Code that draws figures
━━━━━━━━━━━━━━━━━━━━━━━━━━━━━━
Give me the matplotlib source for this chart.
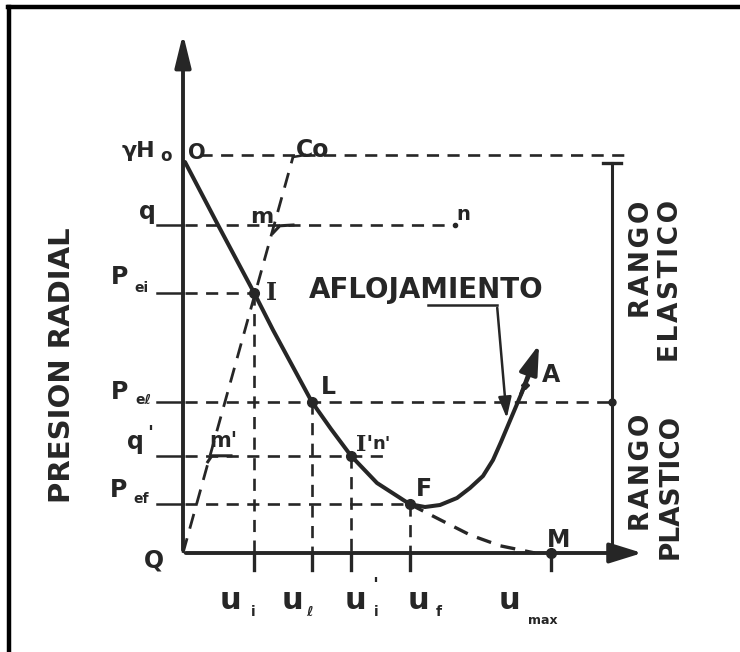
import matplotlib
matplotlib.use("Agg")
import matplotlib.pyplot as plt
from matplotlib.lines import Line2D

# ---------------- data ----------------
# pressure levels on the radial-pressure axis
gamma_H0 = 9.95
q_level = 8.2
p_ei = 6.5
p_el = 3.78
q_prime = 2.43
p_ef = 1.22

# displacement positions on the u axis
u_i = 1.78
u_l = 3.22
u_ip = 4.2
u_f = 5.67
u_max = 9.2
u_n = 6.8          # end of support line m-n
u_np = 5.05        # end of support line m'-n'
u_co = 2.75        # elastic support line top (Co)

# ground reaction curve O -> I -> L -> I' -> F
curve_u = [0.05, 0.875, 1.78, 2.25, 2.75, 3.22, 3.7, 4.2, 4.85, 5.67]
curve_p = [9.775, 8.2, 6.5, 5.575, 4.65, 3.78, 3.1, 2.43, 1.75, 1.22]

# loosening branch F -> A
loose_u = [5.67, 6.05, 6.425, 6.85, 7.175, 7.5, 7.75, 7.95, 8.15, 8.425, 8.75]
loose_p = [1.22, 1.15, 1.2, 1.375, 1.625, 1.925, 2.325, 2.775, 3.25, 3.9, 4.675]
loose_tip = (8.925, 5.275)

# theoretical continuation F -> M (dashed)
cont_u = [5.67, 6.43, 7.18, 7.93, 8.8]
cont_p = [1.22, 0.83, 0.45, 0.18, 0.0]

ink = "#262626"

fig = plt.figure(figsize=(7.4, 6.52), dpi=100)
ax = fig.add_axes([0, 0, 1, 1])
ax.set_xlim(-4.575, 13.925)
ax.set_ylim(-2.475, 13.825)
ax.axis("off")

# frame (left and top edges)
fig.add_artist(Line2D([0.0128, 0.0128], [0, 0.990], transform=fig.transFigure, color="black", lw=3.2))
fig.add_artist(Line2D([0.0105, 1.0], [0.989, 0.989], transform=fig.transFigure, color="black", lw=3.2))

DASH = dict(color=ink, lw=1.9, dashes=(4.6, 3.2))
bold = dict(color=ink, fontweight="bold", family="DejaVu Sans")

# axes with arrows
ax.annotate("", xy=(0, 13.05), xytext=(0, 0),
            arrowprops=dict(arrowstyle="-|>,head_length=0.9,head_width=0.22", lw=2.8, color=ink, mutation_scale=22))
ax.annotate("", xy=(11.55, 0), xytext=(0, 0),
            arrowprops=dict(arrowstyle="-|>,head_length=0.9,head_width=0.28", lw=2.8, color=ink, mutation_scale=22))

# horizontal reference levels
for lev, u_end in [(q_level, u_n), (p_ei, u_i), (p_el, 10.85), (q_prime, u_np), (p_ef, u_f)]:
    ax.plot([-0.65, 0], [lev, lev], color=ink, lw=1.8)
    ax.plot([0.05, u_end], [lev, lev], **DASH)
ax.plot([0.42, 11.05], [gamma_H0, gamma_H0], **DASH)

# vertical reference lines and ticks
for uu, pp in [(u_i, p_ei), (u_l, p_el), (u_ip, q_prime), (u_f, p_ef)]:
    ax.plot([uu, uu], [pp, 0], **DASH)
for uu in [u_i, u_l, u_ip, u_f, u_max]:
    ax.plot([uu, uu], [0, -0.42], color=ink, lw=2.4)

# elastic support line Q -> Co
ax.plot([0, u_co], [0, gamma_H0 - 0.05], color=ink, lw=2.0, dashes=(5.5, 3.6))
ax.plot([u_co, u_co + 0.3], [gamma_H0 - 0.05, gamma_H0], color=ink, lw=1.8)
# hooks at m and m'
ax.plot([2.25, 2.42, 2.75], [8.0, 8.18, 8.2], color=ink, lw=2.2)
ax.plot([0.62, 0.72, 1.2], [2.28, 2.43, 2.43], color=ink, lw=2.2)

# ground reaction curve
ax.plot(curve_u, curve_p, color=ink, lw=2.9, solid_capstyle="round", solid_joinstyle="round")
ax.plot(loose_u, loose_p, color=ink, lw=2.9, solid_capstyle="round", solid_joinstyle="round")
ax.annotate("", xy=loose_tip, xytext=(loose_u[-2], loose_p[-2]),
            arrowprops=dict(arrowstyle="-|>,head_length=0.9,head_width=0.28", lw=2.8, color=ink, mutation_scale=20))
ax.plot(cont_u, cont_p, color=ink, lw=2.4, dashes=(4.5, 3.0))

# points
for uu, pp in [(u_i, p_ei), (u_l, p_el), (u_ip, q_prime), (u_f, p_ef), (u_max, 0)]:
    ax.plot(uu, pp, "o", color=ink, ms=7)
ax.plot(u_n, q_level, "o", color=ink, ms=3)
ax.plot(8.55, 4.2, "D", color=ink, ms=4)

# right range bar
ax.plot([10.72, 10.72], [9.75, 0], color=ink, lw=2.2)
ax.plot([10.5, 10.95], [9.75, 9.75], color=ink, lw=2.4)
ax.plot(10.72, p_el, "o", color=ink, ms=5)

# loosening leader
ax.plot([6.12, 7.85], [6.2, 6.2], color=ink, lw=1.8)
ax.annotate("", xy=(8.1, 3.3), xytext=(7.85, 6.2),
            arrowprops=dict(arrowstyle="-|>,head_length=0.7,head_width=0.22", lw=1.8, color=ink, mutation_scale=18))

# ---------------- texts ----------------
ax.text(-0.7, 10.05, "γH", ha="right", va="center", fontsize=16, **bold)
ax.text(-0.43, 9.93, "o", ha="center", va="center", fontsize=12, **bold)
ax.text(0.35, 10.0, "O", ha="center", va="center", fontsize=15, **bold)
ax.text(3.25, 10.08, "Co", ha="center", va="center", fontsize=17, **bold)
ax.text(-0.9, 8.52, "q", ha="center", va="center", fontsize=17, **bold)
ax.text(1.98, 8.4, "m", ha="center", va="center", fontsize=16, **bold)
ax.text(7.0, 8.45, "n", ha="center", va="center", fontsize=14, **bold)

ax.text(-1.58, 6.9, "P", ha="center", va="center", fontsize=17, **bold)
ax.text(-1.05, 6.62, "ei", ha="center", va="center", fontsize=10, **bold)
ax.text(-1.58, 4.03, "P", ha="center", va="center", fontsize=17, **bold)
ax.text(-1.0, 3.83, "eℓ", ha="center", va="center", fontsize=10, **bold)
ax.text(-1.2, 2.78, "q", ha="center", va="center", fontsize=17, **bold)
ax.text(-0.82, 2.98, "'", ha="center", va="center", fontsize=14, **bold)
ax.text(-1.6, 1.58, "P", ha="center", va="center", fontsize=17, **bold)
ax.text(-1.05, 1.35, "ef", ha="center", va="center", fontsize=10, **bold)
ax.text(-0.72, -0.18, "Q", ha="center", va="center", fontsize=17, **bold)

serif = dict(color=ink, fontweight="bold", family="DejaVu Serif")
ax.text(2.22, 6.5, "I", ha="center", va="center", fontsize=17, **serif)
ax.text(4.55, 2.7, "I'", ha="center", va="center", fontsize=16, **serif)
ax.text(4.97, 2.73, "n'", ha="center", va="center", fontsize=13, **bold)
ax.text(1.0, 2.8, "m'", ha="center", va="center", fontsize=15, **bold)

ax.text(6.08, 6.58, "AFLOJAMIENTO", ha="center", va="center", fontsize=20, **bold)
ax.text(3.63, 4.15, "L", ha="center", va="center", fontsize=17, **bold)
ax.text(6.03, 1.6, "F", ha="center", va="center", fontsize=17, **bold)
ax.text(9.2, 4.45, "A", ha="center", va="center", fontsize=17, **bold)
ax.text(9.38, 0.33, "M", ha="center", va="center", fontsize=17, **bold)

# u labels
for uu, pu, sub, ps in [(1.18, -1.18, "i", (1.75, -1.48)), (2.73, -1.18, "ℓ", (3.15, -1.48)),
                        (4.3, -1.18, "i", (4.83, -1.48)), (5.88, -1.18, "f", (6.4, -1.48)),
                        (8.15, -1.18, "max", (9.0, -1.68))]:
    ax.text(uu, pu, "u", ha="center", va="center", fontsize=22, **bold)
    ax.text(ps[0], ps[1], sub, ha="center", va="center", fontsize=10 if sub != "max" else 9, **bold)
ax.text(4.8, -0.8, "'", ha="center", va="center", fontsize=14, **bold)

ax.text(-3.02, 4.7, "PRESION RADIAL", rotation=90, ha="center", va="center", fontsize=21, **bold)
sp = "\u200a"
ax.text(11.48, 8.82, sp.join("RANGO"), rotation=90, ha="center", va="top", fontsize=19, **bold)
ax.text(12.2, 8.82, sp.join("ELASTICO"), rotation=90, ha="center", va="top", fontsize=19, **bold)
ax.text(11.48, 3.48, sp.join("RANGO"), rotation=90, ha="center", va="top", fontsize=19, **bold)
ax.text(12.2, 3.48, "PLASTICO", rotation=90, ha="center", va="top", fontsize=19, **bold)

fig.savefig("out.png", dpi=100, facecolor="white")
━━━━━━━━━━━━━━━━━━━━━━━━━━━━━━
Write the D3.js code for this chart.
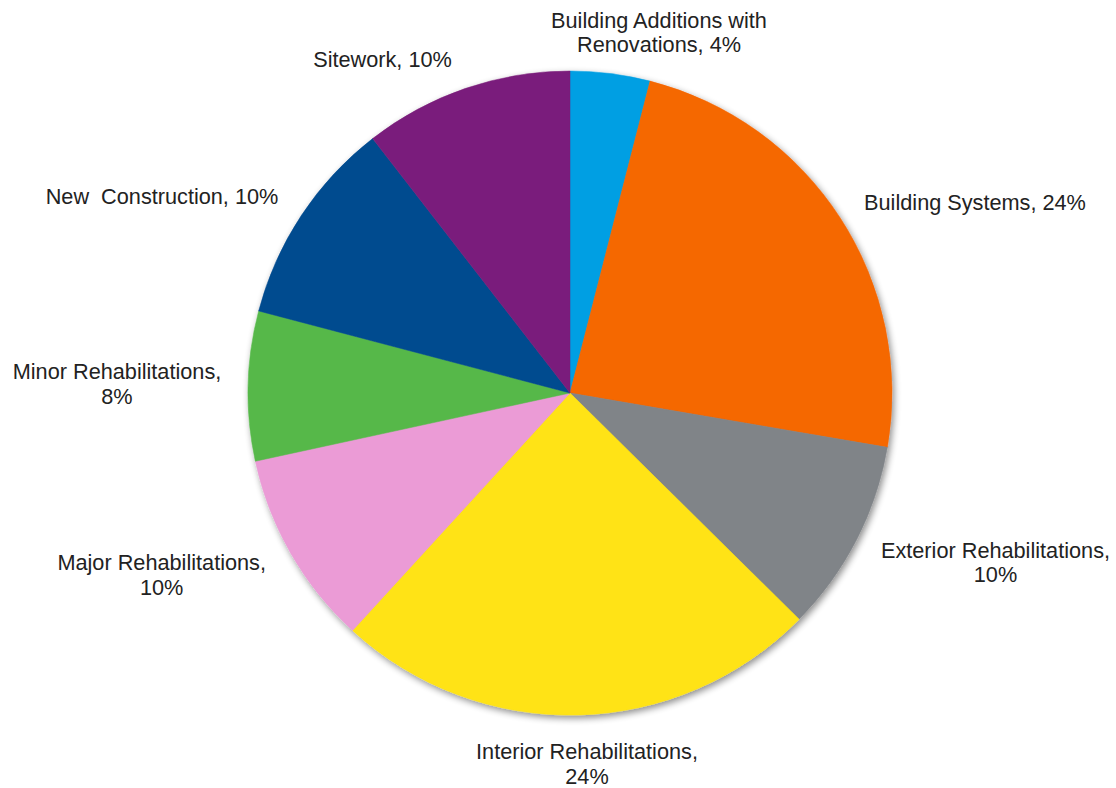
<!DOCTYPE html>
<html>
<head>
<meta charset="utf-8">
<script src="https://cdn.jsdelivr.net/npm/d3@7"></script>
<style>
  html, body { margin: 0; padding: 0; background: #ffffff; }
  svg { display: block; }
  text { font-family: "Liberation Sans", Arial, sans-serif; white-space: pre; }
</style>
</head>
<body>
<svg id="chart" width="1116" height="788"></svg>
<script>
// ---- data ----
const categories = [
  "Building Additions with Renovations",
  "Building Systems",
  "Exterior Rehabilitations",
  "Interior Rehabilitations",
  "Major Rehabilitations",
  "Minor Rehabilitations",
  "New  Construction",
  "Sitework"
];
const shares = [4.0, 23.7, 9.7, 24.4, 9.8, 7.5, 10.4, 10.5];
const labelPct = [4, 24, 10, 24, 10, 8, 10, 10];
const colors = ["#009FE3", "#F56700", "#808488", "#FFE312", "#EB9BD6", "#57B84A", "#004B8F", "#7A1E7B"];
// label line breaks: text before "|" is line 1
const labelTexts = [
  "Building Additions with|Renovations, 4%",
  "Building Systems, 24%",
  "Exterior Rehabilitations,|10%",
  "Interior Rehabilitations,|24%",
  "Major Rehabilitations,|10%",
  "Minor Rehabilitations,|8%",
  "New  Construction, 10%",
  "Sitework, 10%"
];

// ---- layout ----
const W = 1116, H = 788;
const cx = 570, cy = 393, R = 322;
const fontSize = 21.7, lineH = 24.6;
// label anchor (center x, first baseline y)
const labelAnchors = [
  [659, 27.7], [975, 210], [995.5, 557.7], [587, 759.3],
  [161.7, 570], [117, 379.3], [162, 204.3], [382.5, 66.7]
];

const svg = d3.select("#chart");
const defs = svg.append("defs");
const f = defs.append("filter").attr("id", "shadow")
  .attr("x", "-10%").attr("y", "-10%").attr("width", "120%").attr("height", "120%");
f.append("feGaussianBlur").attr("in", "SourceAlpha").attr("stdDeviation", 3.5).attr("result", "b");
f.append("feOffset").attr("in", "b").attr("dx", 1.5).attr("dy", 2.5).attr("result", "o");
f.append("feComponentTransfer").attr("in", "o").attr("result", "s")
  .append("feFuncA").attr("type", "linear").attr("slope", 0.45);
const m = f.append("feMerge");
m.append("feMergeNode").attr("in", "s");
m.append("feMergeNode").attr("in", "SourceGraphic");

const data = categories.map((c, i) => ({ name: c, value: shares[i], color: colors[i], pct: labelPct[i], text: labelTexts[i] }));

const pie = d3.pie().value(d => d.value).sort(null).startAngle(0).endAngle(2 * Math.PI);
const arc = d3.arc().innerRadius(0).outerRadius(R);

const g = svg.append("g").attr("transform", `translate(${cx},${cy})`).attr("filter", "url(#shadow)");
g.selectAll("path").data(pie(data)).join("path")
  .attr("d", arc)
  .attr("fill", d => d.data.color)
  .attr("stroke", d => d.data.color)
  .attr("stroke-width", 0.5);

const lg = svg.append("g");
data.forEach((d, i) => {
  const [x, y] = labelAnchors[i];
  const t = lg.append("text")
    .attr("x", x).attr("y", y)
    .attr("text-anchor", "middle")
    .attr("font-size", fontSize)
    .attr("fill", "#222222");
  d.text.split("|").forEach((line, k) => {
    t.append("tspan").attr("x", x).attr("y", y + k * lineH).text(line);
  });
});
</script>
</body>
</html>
━━━━━━━━━━━━━━━━━━━━━━━━━━━━━━
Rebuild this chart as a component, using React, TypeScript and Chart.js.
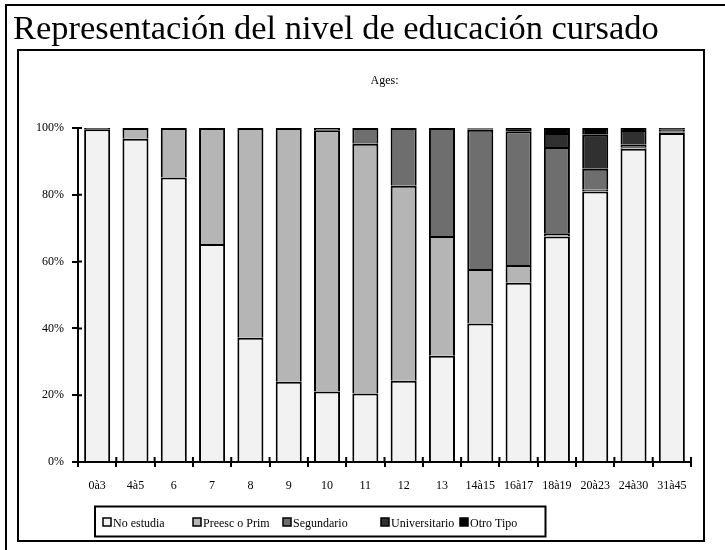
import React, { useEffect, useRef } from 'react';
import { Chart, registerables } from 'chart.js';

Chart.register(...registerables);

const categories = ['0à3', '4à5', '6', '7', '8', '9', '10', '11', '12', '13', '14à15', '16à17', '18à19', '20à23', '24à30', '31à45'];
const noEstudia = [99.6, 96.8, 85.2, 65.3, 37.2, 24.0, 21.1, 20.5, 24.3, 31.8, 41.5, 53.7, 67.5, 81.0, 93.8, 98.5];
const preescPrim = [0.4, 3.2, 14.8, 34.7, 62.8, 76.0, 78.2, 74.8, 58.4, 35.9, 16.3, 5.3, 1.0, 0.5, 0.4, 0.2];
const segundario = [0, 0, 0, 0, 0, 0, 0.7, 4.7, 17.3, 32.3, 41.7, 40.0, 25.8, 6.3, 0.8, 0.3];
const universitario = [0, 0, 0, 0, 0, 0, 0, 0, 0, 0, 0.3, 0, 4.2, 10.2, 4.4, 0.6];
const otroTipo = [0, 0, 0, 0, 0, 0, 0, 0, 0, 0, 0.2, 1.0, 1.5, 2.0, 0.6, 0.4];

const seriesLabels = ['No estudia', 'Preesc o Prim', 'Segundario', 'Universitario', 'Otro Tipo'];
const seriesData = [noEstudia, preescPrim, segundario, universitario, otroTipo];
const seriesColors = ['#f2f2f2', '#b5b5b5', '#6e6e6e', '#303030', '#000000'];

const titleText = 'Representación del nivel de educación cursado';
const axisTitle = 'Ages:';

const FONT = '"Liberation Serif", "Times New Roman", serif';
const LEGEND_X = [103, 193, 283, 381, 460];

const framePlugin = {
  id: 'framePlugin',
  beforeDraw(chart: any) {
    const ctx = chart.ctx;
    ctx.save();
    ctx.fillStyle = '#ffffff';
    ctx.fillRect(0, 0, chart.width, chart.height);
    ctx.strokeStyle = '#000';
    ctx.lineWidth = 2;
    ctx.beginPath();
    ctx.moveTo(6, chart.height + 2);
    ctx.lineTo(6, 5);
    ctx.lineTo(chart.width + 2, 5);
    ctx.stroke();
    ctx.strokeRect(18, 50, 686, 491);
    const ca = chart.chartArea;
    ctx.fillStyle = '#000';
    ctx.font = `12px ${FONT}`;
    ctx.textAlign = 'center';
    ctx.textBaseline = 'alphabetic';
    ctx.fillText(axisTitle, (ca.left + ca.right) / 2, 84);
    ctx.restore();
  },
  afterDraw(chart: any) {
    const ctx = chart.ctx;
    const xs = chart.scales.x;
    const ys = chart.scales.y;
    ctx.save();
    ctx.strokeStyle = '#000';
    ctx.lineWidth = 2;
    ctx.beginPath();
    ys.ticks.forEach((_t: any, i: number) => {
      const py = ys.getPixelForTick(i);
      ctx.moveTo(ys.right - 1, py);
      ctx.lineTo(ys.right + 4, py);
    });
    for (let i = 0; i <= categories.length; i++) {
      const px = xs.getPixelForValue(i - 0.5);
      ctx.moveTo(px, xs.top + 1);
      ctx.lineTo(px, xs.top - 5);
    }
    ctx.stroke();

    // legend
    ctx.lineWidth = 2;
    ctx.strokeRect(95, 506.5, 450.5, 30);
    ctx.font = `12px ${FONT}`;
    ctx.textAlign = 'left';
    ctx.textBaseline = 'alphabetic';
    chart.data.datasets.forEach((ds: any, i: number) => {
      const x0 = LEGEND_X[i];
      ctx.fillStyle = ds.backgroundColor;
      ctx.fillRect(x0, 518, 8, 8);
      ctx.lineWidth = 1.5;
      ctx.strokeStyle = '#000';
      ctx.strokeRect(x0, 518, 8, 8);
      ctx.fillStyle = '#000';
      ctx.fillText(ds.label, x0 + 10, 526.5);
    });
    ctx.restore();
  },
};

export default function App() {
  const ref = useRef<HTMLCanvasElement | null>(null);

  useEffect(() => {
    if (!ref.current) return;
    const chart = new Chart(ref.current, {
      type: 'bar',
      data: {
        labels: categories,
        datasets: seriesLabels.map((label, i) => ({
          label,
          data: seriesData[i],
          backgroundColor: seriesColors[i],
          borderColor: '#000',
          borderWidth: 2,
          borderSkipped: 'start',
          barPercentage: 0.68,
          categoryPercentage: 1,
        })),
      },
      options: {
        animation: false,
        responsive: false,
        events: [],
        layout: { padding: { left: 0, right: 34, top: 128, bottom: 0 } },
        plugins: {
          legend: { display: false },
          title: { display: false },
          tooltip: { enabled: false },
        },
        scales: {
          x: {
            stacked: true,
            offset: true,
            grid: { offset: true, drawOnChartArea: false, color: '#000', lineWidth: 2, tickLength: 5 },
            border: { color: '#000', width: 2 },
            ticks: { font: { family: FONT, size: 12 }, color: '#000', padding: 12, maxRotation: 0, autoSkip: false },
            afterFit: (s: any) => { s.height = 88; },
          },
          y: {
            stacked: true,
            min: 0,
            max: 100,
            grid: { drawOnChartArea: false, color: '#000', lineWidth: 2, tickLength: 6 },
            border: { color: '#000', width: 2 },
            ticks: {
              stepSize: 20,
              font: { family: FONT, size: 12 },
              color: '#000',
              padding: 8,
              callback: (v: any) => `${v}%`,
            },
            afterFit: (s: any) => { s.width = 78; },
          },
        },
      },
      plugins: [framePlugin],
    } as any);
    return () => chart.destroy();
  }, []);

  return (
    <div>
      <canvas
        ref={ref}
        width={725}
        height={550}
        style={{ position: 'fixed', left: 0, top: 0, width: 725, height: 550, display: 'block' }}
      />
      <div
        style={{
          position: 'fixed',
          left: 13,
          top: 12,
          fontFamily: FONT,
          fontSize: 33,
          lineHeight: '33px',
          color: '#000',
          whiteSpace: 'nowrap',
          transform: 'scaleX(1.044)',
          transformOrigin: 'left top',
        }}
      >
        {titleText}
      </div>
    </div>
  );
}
━━━━━━━━━━━━━━━━━━━━━━━━━━━━━━
WRITTEN INSTRUCTION
Nothing but the lines from the one containing "Rebuild this chart" through the one containing "Chart.register(...registerables);" should be written out, exactly and with both ends. Pictures are left out.

ANSWER FOR THE TASK
Rebuild this chart as a component, using React, TypeScript and Chart.js.
import React, { useEffect, useRef } from 'react';
import { Chart, registerables } from 'chart.js';

Chart.register(...registerables);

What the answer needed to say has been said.